/SyntheticData_GNN_Regression

Generates synthetic data for the GNN Regression Repository. Scripted, containerized, and saved to parallelizable data format optimized for regression batch size.

Primary LanguageJupyter Notebook

This Repo aims to automate the process of setting up the environment for Graph Neural Network regression of collider data ePIC experiment simulation and reconstruction. There are scripts to download and mount the EIC Singularity container, as well as installing our hadron endcap geometry and the IP6 (beamline) repository. Lastly, it introduces HDF5 for the final data format.

Prerequisites: linux (requires singularity v3+) and MacOS (requires docker)

  1. Setup the environment for loading the container

source get_eic-container.sh

This will download an old container and creates a few required directories for the next step. It also sets various environment variables for using the container. An old container is used to ensure a stable and normalized environment for all users

  1. Enter the container downloaded in Step 1

./eic-shell

  1. Run get_frameworks.sh. This grabs the geometry repositories mentioned above, builds them, and sets a handful of important environment variables

source get_frameworks.sh

This downloads the specific commits used to generate data. It builds them and and then sources the setup_env.sh script to set a handful of important environment variables inside the container. Make sure you're still in the container when running this.

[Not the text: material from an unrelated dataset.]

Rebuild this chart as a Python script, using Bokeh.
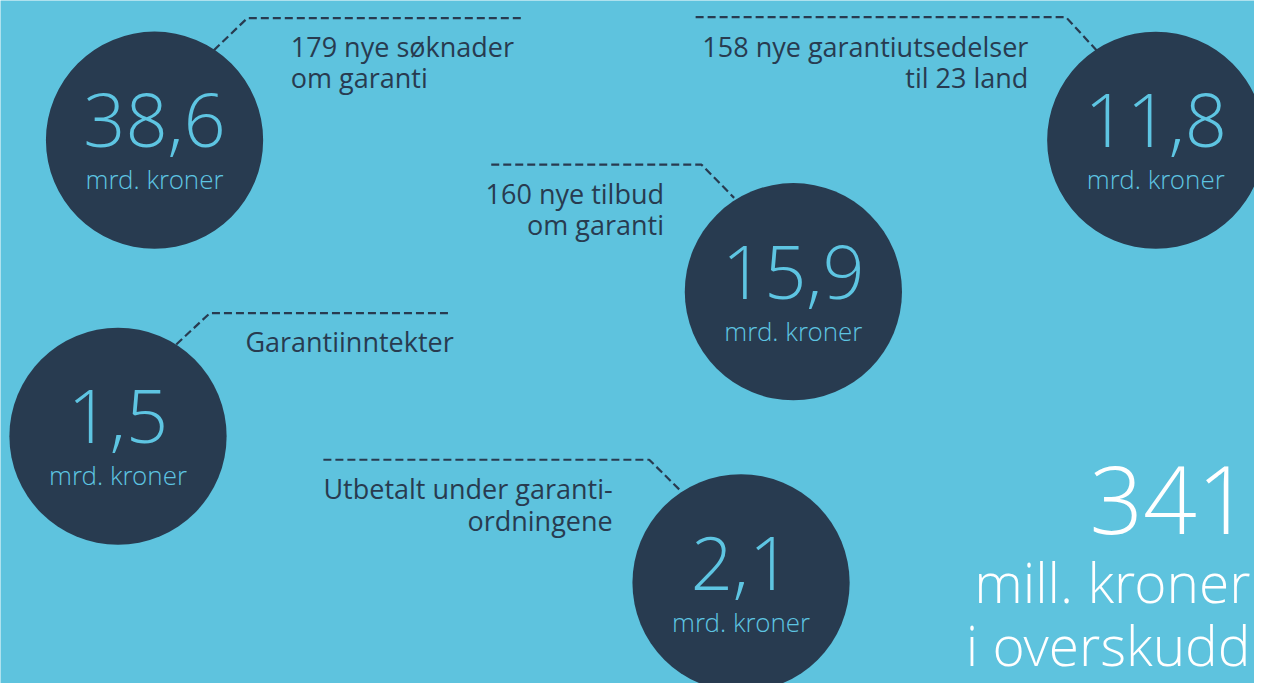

Note: You need to use source setup_env.sh everytime you want to generate data. It is done automatically the first time in get_frameworks.sh.

  1. Try the simulation

$DETECTOR_PATH/scripts/run_sim_hepmc.sh -part "pi+" -n 10 -p 20

Also make sure to still be in the container when running this. This last command will use a HepMC generator ($DETECTOR_PATH/hepmc_generation/gen_particles.cxx) that fires a single particle gun along the proton beam axis to generate 10 pions with a momentum 20 GeV. Then, digitization and reconstruction will be run with $DETECTOR_PATH/scripts/hadron_endcap_reco.py Output will contain sim_${info_string}.edm4hep.root and rec_${info_string}.edm4hep.root files, which correspond to the G4-level and reconstructed level respectively (digitized only at this point). ${info_string} can be set within run_sim_hepmc.sh and is set by default to include the particle name, energy, and theta values by default. The files will contain a ROOT TTree with the generated particles, hits at the G4 level, and hits after digitization and reconstruction. We will mainly be working with hits after reconstruction.

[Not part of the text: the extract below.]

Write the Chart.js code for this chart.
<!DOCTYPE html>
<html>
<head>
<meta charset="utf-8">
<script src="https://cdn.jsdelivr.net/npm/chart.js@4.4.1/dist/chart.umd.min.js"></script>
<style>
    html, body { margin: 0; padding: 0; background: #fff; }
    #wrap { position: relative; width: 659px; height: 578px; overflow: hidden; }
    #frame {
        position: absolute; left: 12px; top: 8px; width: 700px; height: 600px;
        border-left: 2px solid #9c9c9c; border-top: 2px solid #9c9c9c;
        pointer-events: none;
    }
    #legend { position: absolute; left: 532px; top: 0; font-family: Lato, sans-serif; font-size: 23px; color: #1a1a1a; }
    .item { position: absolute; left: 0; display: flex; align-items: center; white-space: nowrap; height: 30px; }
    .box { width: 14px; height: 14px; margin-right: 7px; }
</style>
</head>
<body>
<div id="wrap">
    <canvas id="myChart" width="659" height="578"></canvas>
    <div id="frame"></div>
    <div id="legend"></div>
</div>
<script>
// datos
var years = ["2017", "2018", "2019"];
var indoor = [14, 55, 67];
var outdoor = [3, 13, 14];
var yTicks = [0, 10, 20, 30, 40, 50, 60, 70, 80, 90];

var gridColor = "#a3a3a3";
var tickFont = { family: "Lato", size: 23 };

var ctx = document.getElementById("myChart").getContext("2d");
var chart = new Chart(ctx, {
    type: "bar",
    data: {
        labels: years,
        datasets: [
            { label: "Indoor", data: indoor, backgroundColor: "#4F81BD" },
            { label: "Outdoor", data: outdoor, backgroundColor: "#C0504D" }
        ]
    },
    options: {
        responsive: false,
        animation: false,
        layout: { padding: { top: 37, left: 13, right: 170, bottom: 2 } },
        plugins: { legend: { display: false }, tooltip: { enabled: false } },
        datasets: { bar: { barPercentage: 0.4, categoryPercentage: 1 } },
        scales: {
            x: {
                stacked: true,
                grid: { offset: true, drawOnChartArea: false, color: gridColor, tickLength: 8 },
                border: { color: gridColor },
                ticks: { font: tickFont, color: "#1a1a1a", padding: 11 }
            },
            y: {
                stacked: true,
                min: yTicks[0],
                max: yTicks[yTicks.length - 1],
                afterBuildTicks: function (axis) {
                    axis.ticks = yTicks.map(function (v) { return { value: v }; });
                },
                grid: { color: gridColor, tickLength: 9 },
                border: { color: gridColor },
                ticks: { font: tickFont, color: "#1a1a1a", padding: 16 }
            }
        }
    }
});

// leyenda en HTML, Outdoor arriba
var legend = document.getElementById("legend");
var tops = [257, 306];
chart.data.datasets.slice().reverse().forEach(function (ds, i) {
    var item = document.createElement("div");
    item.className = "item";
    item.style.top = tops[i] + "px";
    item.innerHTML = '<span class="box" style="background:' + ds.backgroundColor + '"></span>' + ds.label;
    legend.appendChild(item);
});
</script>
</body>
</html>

Examples of particles for the particle gun are:

"pi0": (111, 0.1349766),       # pi0                                                                  
"pi+": (211, 0.13957018),      # pi+                                                                  
"pi-": (-211, 0.13957018),     # pi-                                                                  
"K0": (311, 0.497648),         # K0                                                                   
"K+": (321, 0.493677),         # K+                                                                   
"K-": (-321, 0.493677),        # K-                                                                   
"proton": (2212, 0.938272),    # proton                                                               
"neutron": (2112, 0.939565),   # neutron                                                              
"e-": (11, 0.51099895e-3),     # electron                                                             
"e+": (-11, 0.51099895e-3),    # positron                                                             
"gamma": (22, 0),              # photon                                                               
"mu-": (13, 0.1056583),        # muon-                                                               
"mu+": (-13, 0.1056583),       # muon+  

The HepMC generator contains parameters for minimum and maximum values of phi and theta and generates values uniformly between these. The momentum distribution can be changed with the dist parameter. By default, momentum is fixed (dist = 0), but it can also be distributed uniformly with +- 50% variation (dist = 1), as a Gaussian with sigma = 0.1*mean (dist = 2), and as log uniform, where the energy is chosen randomly in the set {1, 2, 4, 8, 16, 32, 64} GeV.

Note on geometry: Please read the README in the eic_geometry repo if you have questions about the simulation geometry.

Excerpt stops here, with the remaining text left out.